I’m not sure whether to take this rise in Saudi Arabia’s military spending as an acknowledgement of the fact that they live in a rough neighborhood and would be responsible to do some of the heavy lifting alongside the US if war broke out in the region or if this is a sign of a decline in confidence in the United States or a sign that they’re decoupling from the petrodollar arrangement and trying to be as self-sufficient as possible in the realm of national defense.   In the book Twilight’s Last Gleaming I recently reviewed, the author has a scenario where the Saudis are forced to turn to Turkey in order to gain protection against the Iranians, who in the book want to retake some holy cities in Saudi Arabia and acknowledges ominously that they might find some other interesting things (oil fields) along the way.     The idea that they have to make “deals with the devil” in order to keep the neighbors from taking over is probably pretty unpalatable to the Saudis, even though their government is about as close to the proverbial devil as it gets on this planet.

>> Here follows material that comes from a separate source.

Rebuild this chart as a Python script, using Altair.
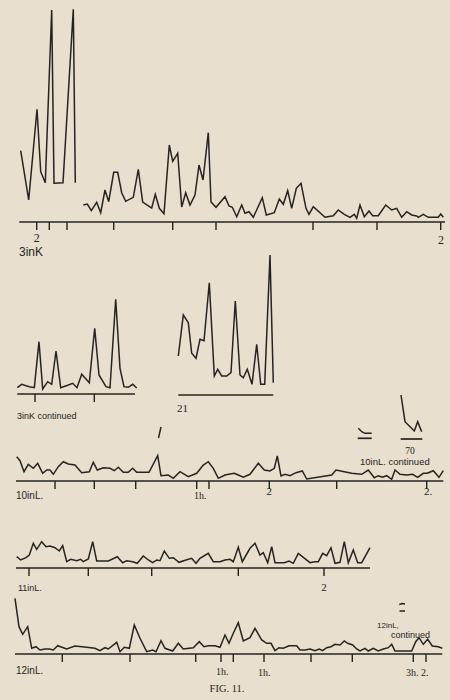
import altair as alt
import pandas as pd

INK = "#262422"
PAPER = "#e8dfce"
HAND = "Liberation Sans"
SERIF = "Liberation Serif"
TICK_LEN = 8

# ---------------- Row 1 : "3in K" ----------------
K3_A_T = [20.7, 28.7, 37, 40.7, 45.3, 51.7, 54, 63, 73.3, 75.3]
K3_A_V = [71.3, 22, 112.7, 50.3, 39.3, 212, 38.7, 39.3, 212.7, 39.3]
K3_B_T = [83.3, 87.3, 91.3, 96.7, 100.7, 105, 108.7, 113.7, 117.7, 121.7, 125.7, 133.3,
          138.3, 142.7, 151.7, 155.3, 159.3, 164, 169.3, 172.7, 177.7, 181.7, 185.7, 190,
          195, 199, 203, 208.3, 211, 216, 225, 229, 232.3, 236.7, 241.7, 245, 249, 253.3,
          262.3, 266.3, 274.3, 279.3, 283.3, 287.7, 291.7, 296.3, 301, 306, 309, 313.3,
          325, 333.3, 338.3, 344.3, 350, 354.3, 356.7, 360, 364.3, 369, 372.7, 378.3,
          385.7, 391.7, 396.7, 401.7, 406.7, 411.7, 416.7, 418.3, 423.3, 428.3, 433.3,
          438.3, 440.7, 443.3]
K3_B_V = [17, 18, 11.3, 19.7, 9.3, 32, 20.3, 49.7, 49.7, 29.3, 20.7, 24.7,
          52.7, 20, 14, 27.7, 13.7, 8.3, 77, 60.7, 68.7, 15, 29.3, 17,
          27, 57, 42, 89.3, 20, 14.7, 25.3, 16, 14.7, 5.3, 17, 8.7, 10.3, 4.7,
          24.3, 7, 9.3, 23, 17.7, 31.3, 13.7, 33.7, 38.7, 13.7, 7.7, 15.3,
          4.7, 6.3, 12, 7.7, 4.7, 7.7, 3.7, 17, 5.3, 11, 6.3, 6.3,
          17, 12, 13.7, 4.7, 10.3, 7, 6, 4.7, 7.7, 4.7, 4.7,
          4.7, 8, 4.7]
K3_TICKS = [36.7, 49.3, 67, 113.7, 172.7, 216, 313, 377, 440.7]

# ---------------- Row 2 : "3in K continued" and "21" ----------------
K3C_T = [17.3, 21.7, 29.3, 34.3, 39, 42.7, 47.7, 51.7, 56, 60.7, 67.7, 72.7, 77, 81.7,
         89.3, 94.7, 99, 106, 110, 115.7, 120, 124, 128.3, 132.7, 136.7]
K3C_V = [6.3, 9.7, 7.3, 6.3, 52.3, 5, 12.3, 9.7, 43, 6.3, 8.7, 10.7, 6.3, 19.7,
         11.3, 65.7, 19, 7.3, 6.3, 94.7, 25.7, 7.3, 6.7, 9.7, 6]
K3C_TICKS = [35, 94.3]
R21_T = [178.3, 183.3, 188.3, 191.7, 196, 200, 204, 209.3, 214.3, 217.7, 221.7, 226.7,
         231, 235.3, 240, 243.3, 247.3, 252, 256.7, 260.7, 264.7, 270, 273.3]
R21_V = [38, 79, 71.3, 40.7, 35.7, 54.7, 53.3, 111.3, 18, 24.7, 18, 18,
         21.3, 93, 19, 16.3, 24.7, 9.7, 49.7, 9.7, 9.7, 139, 11.3]

# ---------------- Row 3 : "10in L." ----------------
L10_T = [16.7, 20, 24, 28.3, 33.3, 37.7, 42.7, 46.7, 50, 53.3, 58.3, 63.3, 68.3, 75,
         81.7, 89.3, 93.3, 97.3, 103.3, 110, 114.3, 118.3, 123.3, 128.3, 132.7, 136.7,
         149, 157.7, 161, 168.3, 173.3, 180, 188.3, 196.7, 203.3, 208.3, 213.3, 218.3,
         225, 230, 234.3, 238.3, 243.3, 250, 258.3, 264.3, 270, 274.3, 277.3, 281, 285,
         290, 296, 302.3, 306.7, 331.7, 336, 351.7, 361.7, 368.3, 374.3, 378.3, 382.3,
         386.7, 391.7, 395, 400, 406.7, 412.7, 417.7, 423.3, 427.3, 433.3, 439, 443.3]
L10_V = [24.3, 20.3, 9.3, 16.7, 12.7, 17.7, 7.7, 11, 11, 6.7, 14.3, 19.3, 17, 16,
         8.3, 9.3, 18.7, 11, 13.3, 12.7, 10.3, 13.7, 8.7, 8.7, 12.7, 8.7,
         8.7, 25.3, 5.3, 6, 2.7, 9.3, 4.3, 7.7, 16, 19.3, 12.7, 2.7,
         6, 7, 7.7, 6, 3.7, 6.7, 17.7, 11, 10, 12.7, 25, 5, 6.7,
         5.3, 8.3, 10, 2, 6, 11, 7.7, 6.7, 11, 3.3, 5.3, 3.7,
         5.3, 1.7, 11, 6.7, 6, 6.7, 3.7, 7.7, 7.7, 10.3, 3.7, 10.3]
L10_TICKS = [55, 94.3, 135.7, 196.7, 209, 269.3, 336.7, 426.7]
# small continuation fragments drawn above the 10in L. record
L10_F1_T = [358.3, 361.7, 365, 371.7]
L10_F1_V = [52.7, 49.3, 47.7, 47.7]
L10_F2_T = [401, 405, 414.3, 417.7, 421.7]
L10_F2_V = [86, 59.3, 50, 59.3, 49.3]
L10_MARK_T = [158.5, 161]
L10_MARK_V = [43, 54]

# ---------------- Row 4 : "11in L." ----------------
L11_T = [16.7, 20.7, 26, 29.3, 33.3, 36.7, 41.7, 46, 50, 55, 59.3, 62.7, 66.7, 70.7,
         76.7, 80.7, 83.3, 88.3, 92.7, 96.7, 108.3, 117.3, 122.7, 126.7, 132.7, 137.3,
         143.3, 148.3, 152.7, 156.7, 160, 164.3, 169.3, 173.3, 179, 186, 191.7, 196,
         200, 208.3, 213.3, 220, 225, 230, 233.3, 238.3, 242.3, 250, 255, 260, 263.3,
         267.7, 271.7, 275, 284.3, 289, 293.3, 298.3, 310, 315, 318.3, 322.7, 326.7,
         331, 335, 340, 344.3, 348.3, 353.3, 357.7, 361.7, 370]
L11_V = [11.3, 8, 10.3, 13, 24.7, 18.7, 26.3, 21.3, 22, 20.3, 17, 22.3, 6.3, 8.7,
         7.3, 8.7, 6.3, 9, 26.3, 7, 7, 11.3, 5.3, 7.3, 6.3, 4.7,
         12, 8, 5.3, 8, 7.3, 17, 9.7, 10.3, 5.7, 8, 9.7, 4.7,
         9.7, 14.7, 6.3, 6.3, 8, 8.7, 6.3, 20.7, 6.3, 19.7, 24.7, 13, 15.3,
         5.3, 21.3, 5.3, 5.3, 7, 4.7, 14.7, 5.3, 6.3, 6.3, 14.7, 12.3,
         20.3, 4.7, 5.7, 26.3, 5.3, 18, 5.3, 5.3, 20.3]
L11_TICKS = [29, 88.3, 151.7, 238.3, 324]

# ---------------- Row 5 : "12in L." ----------------
L12_T = [15, 19, 22.7, 27.7, 31.7, 36, 40, 45, 49.3, 53.3, 57.7, 63.3, 66.7, 75,
         86.7, 95, 100, 105, 108.3, 116.7, 120, 124.3, 129.3, 134.3, 140, 146.7,
         152.7, 156, 161, 165, 172.7, 178.3, 183.3, 193.3, 199.3, 204, 208.3, 215,
         220, 225, 229, 233.3, 238.3, 243.3, 250, 255, 261.7, 266.7, 271, 275, 279,
         283.3, 289, 296.7, 300, 305, 310, 315, 319.3, 322.7, 326.7, 331, 335, 340,
         344.3, 347.7, 352.7, 356.7, 360, 365, 368.3, 373.3, 378.3, 383.3, 388.3,
         391.7, 395, 411.7, 415.7, 419, 423.3, 427.7, 432.3, 438.3, 442.3]
L12_V = [55.7, 27.3, 19.7, 27.3, 5.7, 7.3, 4, 5, 5, 4, 8.3, 6.3, 5, 8,
         6.7, 5.7, 3.3, 6.3, 5, 11.7, 2.3, 6.7, 5.7, 29, 15.7, 2.3,
         4, 2.3, 13.3, 5.7, 3, 10.7, 5, 6.3, 12.3, 7.3, 8.3, 8.3,
         6.7, 19, 10.7, 20.7, 31.3, 13, 16.3, 25.7, 14, 10.7, 10.7, 3.3, 6.3,
         5.7, 8.3, 8.3, 4, 4, 5, 3.3, 5, 3.3, 6.3, 7.3, 9.7, 9,
         13, 10.7, 9, 5, 3, 5.7, 3, 5.7, 3, 5, 6.3,
         9.7, 3, 3, 12.3, 16.3, 9.7, 14.7, 8, 7.3, 5.7]
L12_TICKS = [62.3, 130, 195.7, 221, 233.3, 264, 311, 352.3, 413.3, 426]
L12_EQ1_T = [399.3, 402, 405]
L12_EQ1_V = [49.5, 50.5, 50]
L12_EQ2_T = [399.5, 405]
L12_EQ2_V = [43, 43]

# Baselines per row: starts, ends, levels
ROW_BASES = {
    1: ([19.3], [445], [0]),
    2: ([17.3, 178.3], [135, 273.3], [0, -1]),
    3: ([16, 357.7, 400.7], [443.3, 371.7, 422.3], [0, 42.7, 42]),
    4: ([16], [370], [0]),
    5: ([15], [442.3], [0]),
}

# Labels: text, x, level, font kind, size, alignment
LABELS = {
    1: [("2", 36.7, -16, "serif", 12, "center"),
        ("3inK", 19, -30, "hand", 12, "left"),
        ("2", 441, -18, "serif", 12, "center")],
    2: [("3inK continued", 17, -22, "hand", 9, "left"),
        ("21", 177, -15, "serif", 11, "left")],
    3: [("10inL.", 16, -15, "hand", 10, "left"),
        ("1h.", 194, -15, "serif", 10, "left"),
        ("2", 269.3, -11, "serif", 11, "center"),
        ("2.", 428, -11, "serif", 11, "center"),
        ("70", 410, 30.5, "serif", 9.5, "center"),
        ("10inL. continued", 360, 19, "hand", 9.5, "left")],
    4: [("11inL.", 18, -20, "hand", 9, "left"),
        ("2", 324, -20, "serif", 11, "center")],
    5: [("12inL.", 16, -17, "hand", 10, "left"),
        ("1h.", 216, -18, "serif", 10, "left"),
        ("1h.", 258, -19, "serif", 10, "left"),
        ("3h. 2.", 406, -19, "serif", 10, "left"),
        ("12inL,", 377, 28, "hand", 8, "left"),
        ("continued", 391, 19, "hand", 9, "left"),
        ("FIG. 11.", 227, -35, "serif", 10.5, "center")],
}

ROWS = [
    # row, height, y domain, traces, ticks
    (1, 260, [-38, 222], [("a", K3_A_T, K3_A_V), ("b", K3_B_T, K3_B_V)], K3_TICKS),
    (2, 160, [-26, 134], [("a", K3C_T, K3C_V), ("b", R21_T, R21_V)], K3C_TICKS),
    (3, 85, [-24, 61], [("a", L10_T, L10_V), ("f1", L10_F1_T, L10_F1_V),
                        ("f2", L10_F2_T, L10_F2_V), ("m", L10_MARK_T, L10_MARK_V)], L10_TICKS),
    (4, 90, [-27, 63], [("a", L11_T, L11_V)], L11_TICKS),
    (5, 105, [-46, 59], [("a", L12_T, L12_V), ("e1", L12_EQ1_T, L12_EQ1_V),
                         ("e2", L12_EQ2_T, L12_EQ2_V)], L12_TICKS),
]


def make_row(row, height, ydom, traces, ticks):
    xs = alt.Scale(domain=[0, 450], nice=False, zero=False)
    ys = alt.Scale(domain=ydom, nice=False, zero=False)
    frames = []
    for name, t, v in traces:
        frames.append(pd.DataFrame({"t": t, "v": v, "seg": name, "i": range(len(t))}))
    lines = pd.concat(frames, ignore_index=True)
    x0, x1, lv = ROW_BASES[row]
    bases = pd.DataFrame({"x0": x0, "x1": x1, "lv": lv})
    tk = pd.DataFrame({"t": ticks, "top": 0, "bot": -TICK_LEN})
    lab = pd.DataFrame(LABELS[row], columns=["text", "x", "lv", "kind", "fsize", "halign"])

    layers = [
        alt.Chart(lines).mark_line(color=INK, strokeWidth=1.5).encode(
            x=alt.X("t:Q", scale=xs, axis=None),
            y=alt.Y("v:Q", scale=ys, axis=None),
            detail="seg:N", order="i:Q"),
        alt.Chart(bases).mark_rule(color=INK, strokeWidth=1.7).encode(
            x=alt.X("x0:Q", scale=xs, axis=None), x2="x1:Q",
            y=alt.Y("lv:Q", scale=ys, axis=None)),
        alt.Chart(tk).mark_rule(color=INK, strokeWidth=1.4).encode(
            x=alt.X("t:Q", scale=xs, axis=None),
            y=alt.Y("top:Q", scale=ys, axis=None), y2="bot:Q"),
    ]
    for kind, font in (("hand", HAND), ("serif", SERIF)):
        for align in ("left", "center"):
            sub = lab[(lab["kind"] == kind) & (lab["halign"] == align)]
            if len(sub) == 0:
                continue
            layers.append(
                alt.Chart(sub).mark_text(color=INK, font=font, align=align,
                                         baseline="middle").encode(
                    x=alt.X("x:Q", scale=xs, axis=None),
                    y=alt.Y("lv:Q", scale=ys, axis=None),
                    text="text:N",
                    size=alt.Size("fsize:Q", scale=None, legend=None)))
    return alt.layer(*layers).properties(width=450, height=height)


rows = [make_row(*r) for r in ROWS]
chart = alt.vconcat(*rows, spacing=0, bounds="flush", padding=0,
                    background=PAPER).configure_view(stroke=None)

chart.save("out.html", embed_options={"renderer": "svg", "actions": False})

When you combine the military spending of Saudi Arabia with the United Arab Emirates it accounts for 1 in 7 of the dollars the world spends on military stuff – pretty impressive for a couple of small countries.   They spend more than all the countries of the EU on this sort of thing.   I think this is also interesting considering that oil prices and thus government revenues are down in Saudi Arabia.   You would think they would hold on to their wallet a little tighter in this climate.

Anyways, it’s hard to make heads or tails out of this development, but it sure seems like the Saudis have something on their minds.   Are they going to move away from the petrodollar system?   Maybe trying to dump dollars into something tangible?  Do they think it’s not viable to depend on us?   Are they anticipating war with Iran?   Are they anticipating an uprising within Saudi Arabia or something from ISIS or some other group?   Is it a little bit of all of the above?   We’ll see.